[Begin Input]

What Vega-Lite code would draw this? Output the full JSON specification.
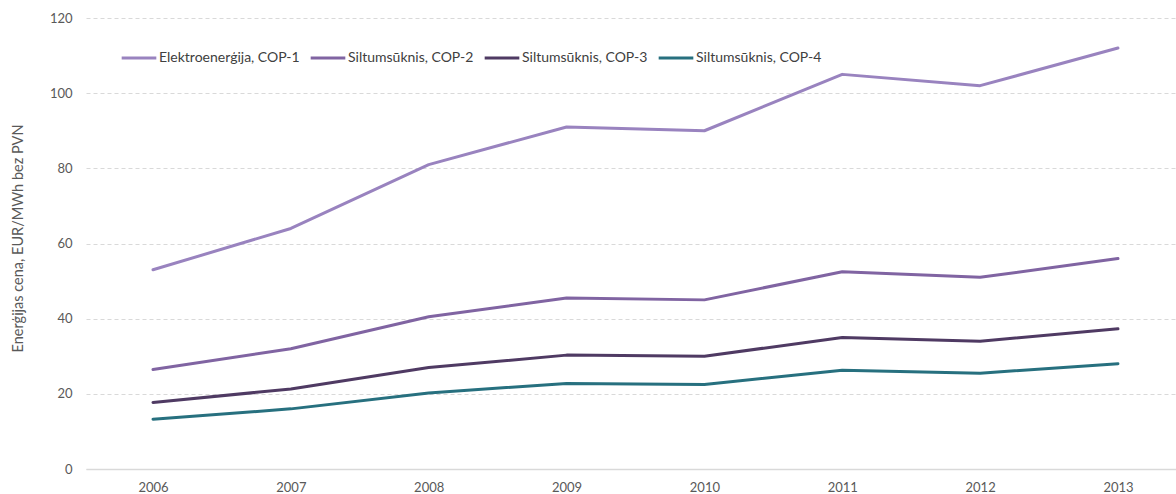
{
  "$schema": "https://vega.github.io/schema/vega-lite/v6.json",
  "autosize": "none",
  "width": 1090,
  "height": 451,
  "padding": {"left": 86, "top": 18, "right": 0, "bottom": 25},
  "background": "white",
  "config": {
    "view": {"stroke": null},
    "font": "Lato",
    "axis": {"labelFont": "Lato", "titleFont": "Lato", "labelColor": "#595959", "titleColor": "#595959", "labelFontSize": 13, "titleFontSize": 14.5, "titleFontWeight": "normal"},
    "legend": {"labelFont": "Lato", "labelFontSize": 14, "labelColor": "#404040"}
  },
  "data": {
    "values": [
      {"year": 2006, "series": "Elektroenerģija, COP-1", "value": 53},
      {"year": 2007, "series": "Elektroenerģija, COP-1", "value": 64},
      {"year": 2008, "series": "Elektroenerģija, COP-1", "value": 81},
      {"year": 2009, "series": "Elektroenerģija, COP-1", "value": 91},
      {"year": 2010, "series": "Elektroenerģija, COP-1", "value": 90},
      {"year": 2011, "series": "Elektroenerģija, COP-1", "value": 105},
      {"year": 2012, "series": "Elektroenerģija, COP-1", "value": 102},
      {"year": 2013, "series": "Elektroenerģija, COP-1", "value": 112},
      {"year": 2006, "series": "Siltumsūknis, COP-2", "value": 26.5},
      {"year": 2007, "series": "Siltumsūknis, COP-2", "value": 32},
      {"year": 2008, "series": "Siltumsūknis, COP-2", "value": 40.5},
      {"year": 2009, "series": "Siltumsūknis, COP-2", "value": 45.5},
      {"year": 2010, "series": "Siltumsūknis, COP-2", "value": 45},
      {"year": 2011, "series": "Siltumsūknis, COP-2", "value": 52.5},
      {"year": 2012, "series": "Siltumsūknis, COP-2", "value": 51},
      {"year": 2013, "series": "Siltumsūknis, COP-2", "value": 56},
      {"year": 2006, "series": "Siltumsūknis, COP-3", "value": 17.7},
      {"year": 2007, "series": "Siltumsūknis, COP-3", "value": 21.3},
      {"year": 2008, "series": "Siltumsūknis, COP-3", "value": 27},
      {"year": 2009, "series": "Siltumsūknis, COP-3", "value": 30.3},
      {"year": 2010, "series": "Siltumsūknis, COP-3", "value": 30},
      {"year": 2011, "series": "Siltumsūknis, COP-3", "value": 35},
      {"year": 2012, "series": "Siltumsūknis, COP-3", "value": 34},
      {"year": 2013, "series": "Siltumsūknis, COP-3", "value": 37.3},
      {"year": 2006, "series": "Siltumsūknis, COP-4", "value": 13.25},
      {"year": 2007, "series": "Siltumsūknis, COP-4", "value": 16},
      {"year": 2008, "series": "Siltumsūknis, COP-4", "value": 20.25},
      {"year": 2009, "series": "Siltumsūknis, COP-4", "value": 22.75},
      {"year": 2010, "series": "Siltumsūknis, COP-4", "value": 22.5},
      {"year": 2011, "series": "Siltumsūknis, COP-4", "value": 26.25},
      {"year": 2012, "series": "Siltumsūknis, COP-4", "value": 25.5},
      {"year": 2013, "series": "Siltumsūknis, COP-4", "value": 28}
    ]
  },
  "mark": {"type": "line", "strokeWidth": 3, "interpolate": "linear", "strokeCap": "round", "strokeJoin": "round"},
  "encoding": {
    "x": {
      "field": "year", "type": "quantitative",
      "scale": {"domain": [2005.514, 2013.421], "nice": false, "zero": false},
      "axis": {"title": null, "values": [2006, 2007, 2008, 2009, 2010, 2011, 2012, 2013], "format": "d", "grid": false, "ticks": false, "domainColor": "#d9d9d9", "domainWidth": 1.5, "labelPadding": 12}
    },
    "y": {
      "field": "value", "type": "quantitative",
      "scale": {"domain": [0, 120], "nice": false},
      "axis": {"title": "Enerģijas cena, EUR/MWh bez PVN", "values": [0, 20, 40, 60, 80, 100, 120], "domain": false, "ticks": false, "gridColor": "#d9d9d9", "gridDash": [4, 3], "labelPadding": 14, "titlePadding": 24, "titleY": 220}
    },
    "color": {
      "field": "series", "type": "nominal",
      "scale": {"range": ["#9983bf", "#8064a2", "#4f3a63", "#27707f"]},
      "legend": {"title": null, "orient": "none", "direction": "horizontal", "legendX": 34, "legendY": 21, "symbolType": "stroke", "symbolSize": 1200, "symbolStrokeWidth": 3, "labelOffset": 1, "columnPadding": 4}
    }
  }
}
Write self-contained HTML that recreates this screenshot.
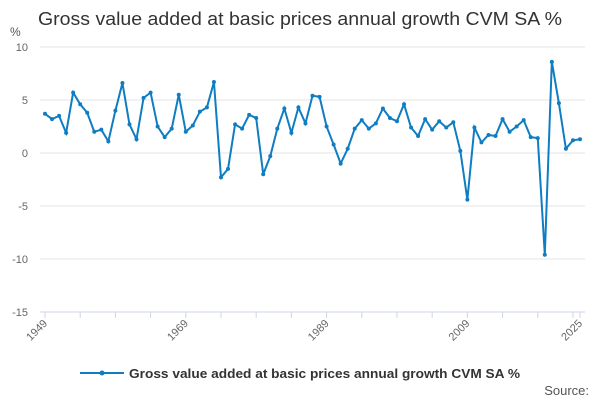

[End Input]

### What you should do
Search the listing for the string "this". Copy each line where it turns up.

### The result
What Vega-Lite code would draw this? Output the full JSON specification.
Write self-contained HTML that recreates this screenshot.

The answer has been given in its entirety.